Minnesota Public Radio News
Worthington — Grain prices moved sharply higher today, and that could have far-reaching effects. The jump came after the U.S. Department of Agriculture slashed its corn crop estimate.
The news could easily add a billion dollars or more to Minnesota’s farm income, but also could hurt livestock producers and push food prices higher.
Corn, soybean and wheat prices all went up the daily maximum after the U.S.D.A. delivered its forecast, which caught many by surprise. The agriculture department’s estimated soybean production fell 2 percent, compared to last month’s prediction. The corn yield fell four percent.
The harvest is still likely to be huge, but the reduction means there will be a smaller supply of grain than expected. Leading up to the report, there had been speculation in the grain trade that the nation’s corn crop would be much smaller than previously estimated but the decline was greater than expected.
“It was the largest decline from month to month in U.S.D.A. History,” said Jason Ward, a grain market analyst Northstar Commodity in Minneapolis.

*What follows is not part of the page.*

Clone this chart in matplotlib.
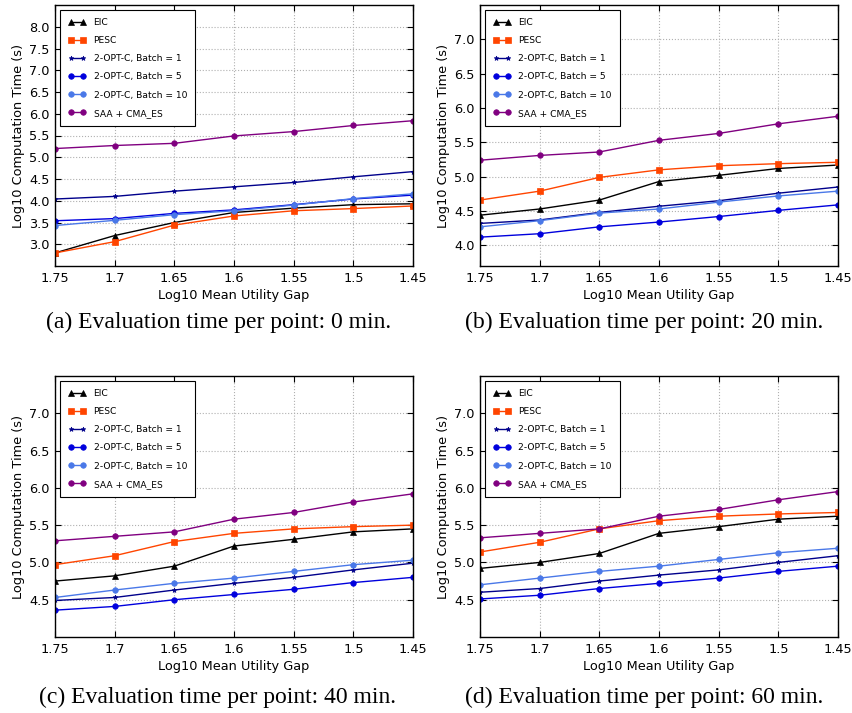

Excessive rain and heat over much of the Midwest during the summer reduced the size of the harvest. In reaction to the prospects of lower supplies, grain prices moved up about 7 percent.

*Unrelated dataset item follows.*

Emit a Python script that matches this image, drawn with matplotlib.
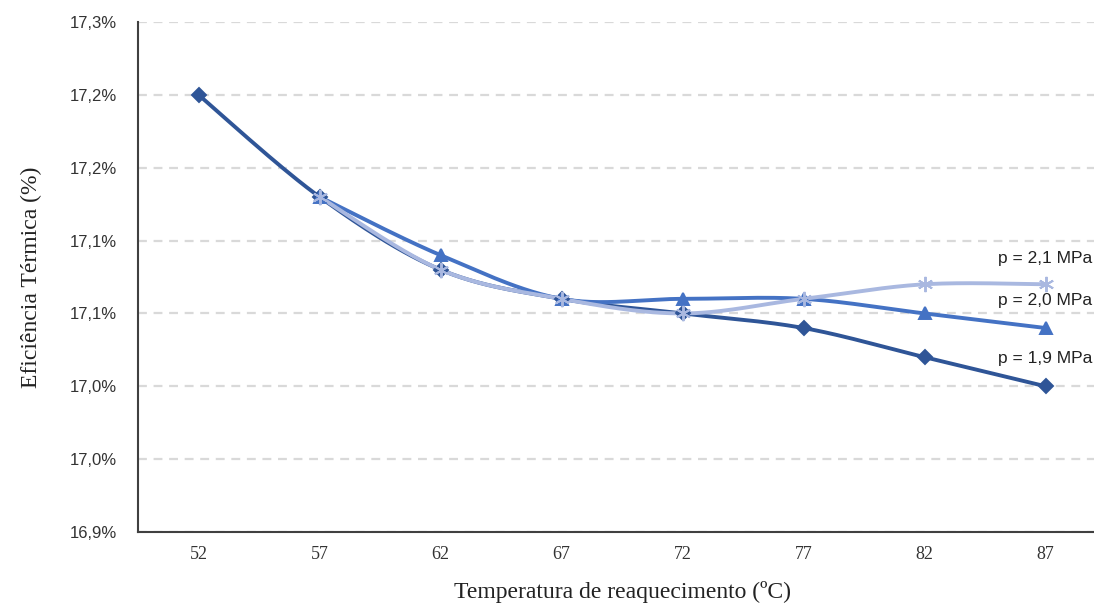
import numpy as np
import matplotlib.pyplot as plt
from matplotlib.ticker import FuncFormatter

temps = [52, 57, 62, 67, 72, 77, 82, 87]
eff_19 = [17.20, 17.13, 17.08, 17.06, 17.05, 17.04, 17.02, 17.00]
eff_20 = [None, 17.13, 17.09, 17.06, 17.06, 17.06, 17.05, 17.04]
eff_21 = [None, 17.13, 17.08, 17.06, 17.05, 17.06, 17.07, 17.07]
labels = ['p = 1,9 MPa', 'p = 2,0 MPa', 'p = 2,1 MPa']
label_y = [17.019, 17.059, 17.088]


def smooth(x, y, n=30):
    # bezier smoothing like the spreadsheet "smoothed line"
    x = np.asarray(x, float)
    y = np.asarray(y, float)
    px = np.concatenate([[x[0]], x, [x[-1]]])
    py = np.concatenate([[y[0]], y, [y[-1]]])
    xs, ys = [], []
    t = np.linspace(0, 1, n)
    for i in range(1, len(px) - 2):
        p0 = np.array([px[i], py[i]])
        p3 = np.array([px[i + 1], py[i + 1]])
        c1 = p0 + (np.array([px[i + 1], py[i + 1]]) - np.array([px[i - 1], py[i - 1]])) / 6
        c2 = p3 - (np.array([px[i + 2], py[i + 2]]) - np.array([px[i], py[i]])) / 6
        b = ((1 - t) ** 3)[:, None] * p0 + (3 * (1 - t) ** 2 * t)[:, None] * c1 \
            + (3 * (1 - t) * t ** 2)[:, None] * c2 + (t ** 3)[:, None] * p3
        xs.extend(b[:, 0])
        ys.extend(b[:, 1])
    return np.array(xs), np.array(ys)


fig = plt.figure(figsize=(10.94, 6.06), dpi=100)
ax = fig.add_axes([138 / 1094, 74 / 606, 968 / 1094, 510 / 606])

series = [
    (eff_19, '#2F5597', 'D', 7),
    (eff_20, '#4472C4', '^', 8.5),
    (eff_21, '#A9B8E0', (6, 2, 0), 11),
]
for vals, col, mk, ms in series:
    idx = [i for i, v in enumerate(vals) if v is not None]
    yv = [vals[i] for i in idx]
    sx, sy = smooth(idx, yv)
    ax.plot(sx, sy, color=col, lw=2.8, solid_capstyle='round', zorder=3)
    ax.plot(idx, yv, ls='none', marker=mk, ms=ms, color=col,
            markeredgecolor=col, mew=1.4, zorder=4)

ax.set_xlim(-0.5, 7.5)
ax.set_ylim(16.90, 17.25)
ax.set_yticks(np.arange(16.90, 17.26, 0.05))
ax.yaxis.set_major_formatter(
    FuncFormatter(lambda v, p: f'{round(v + 1e-9, 1):.1f}%'.replace('.', ',')))
ax.set_xticks(range(len(temps)))
ax.set_xticklabels([str(t) for t in temps], family='Liberation Serif', fontsize=13)
for lab in ax.get_yticklabels():
    lab.set_family('Liberation Sans')
    lab.set_fontsize(12)
ax.tick_params(length=0, labelcolor='#333333')
ax.tick_params(axis='y', pad=15)
ax.tick_params(axis='x', pad=10)

ax.grid(axis='y', color='#D9D9D9', ls=(0, (4, 3)), lw=1.6)
ax.set_axisbelow(True)
for s in ['top', 'right']:
    ax.spines[s].set_visible(False)
ax.spines['left'].set_color('#404040')
ax.spines['bottom'].set_color('#404040')
ax.spines['left'].set_linewidth(1.5)
ax.spines['bottom'].set_linewidth(1.5)

ax.set_xlabel('Temperatura de reaquecimento (ºC)', family='Liberation Serif',
              fontsize=17, labelpad=13, color='#222222')
ax.set_ylabel('Eficiência Térmica (%)', family='Liberation Serif',
              fontsize=17, labelpad=20, color='#222222')

for txt, yy in zip(labels, label_y):
    ax.text(6.61, yy, txt, family='Liberation Sans', fontsize=12.5,
            color='#222222', va='center')

fig.savefig('out.png', dpi=100)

Ward said prices could rise another 20 percent or so in the days ahead. That will boost revenue for Minnesota corn and soybeans farmers, whose crops bring in $7.5 billion a year.
But higher prices could hurt farmers who use corn as feed for hogs, cattle, turkeys or dairy cows. Combined, they’re a $4.4 billion industry.
Mark Greenwood vice president of agri-business capital at AgStar Financial Services in Mankato, said his clients reacted immediately to the jump in corn prices.
“My phone has rung off the hook,” said Greenwood, who works with hog farmers. “I think everybody’s in a little bit of state of shock.”
Corn feed is a major expense for those hog farmers. Right now hog production is profitable, after a deep and painful slump resulting from the last spike in corn prices two years ago. Tough times could return if corn prices continue to rise, boosting the cost of raising the animals.
Hog farmers got a break though — at least for today. Along with the jump in grain prices, the price of hogs also moved higher.
The rising farm commodity markets could eventually affect food prices. Over the past year consumer food costs have risen only a percent or so. The federal government predicts a two or three percent increase for next year. It could be more if grain prices continue upwards.
U.S.D.A. economist Ephraim Leibtag says food prices have increased about one percent the past year. He said the increase next year will be two or three percent.
“Part of that increase projected for 2011 is based on the higher commodity prices and ingredient prices that we’ve seen the last two or three months,” Leibtag said. “And certainly if prices were to rise more in the commodity markets that would have upward pressure on our inflation forecast as well.”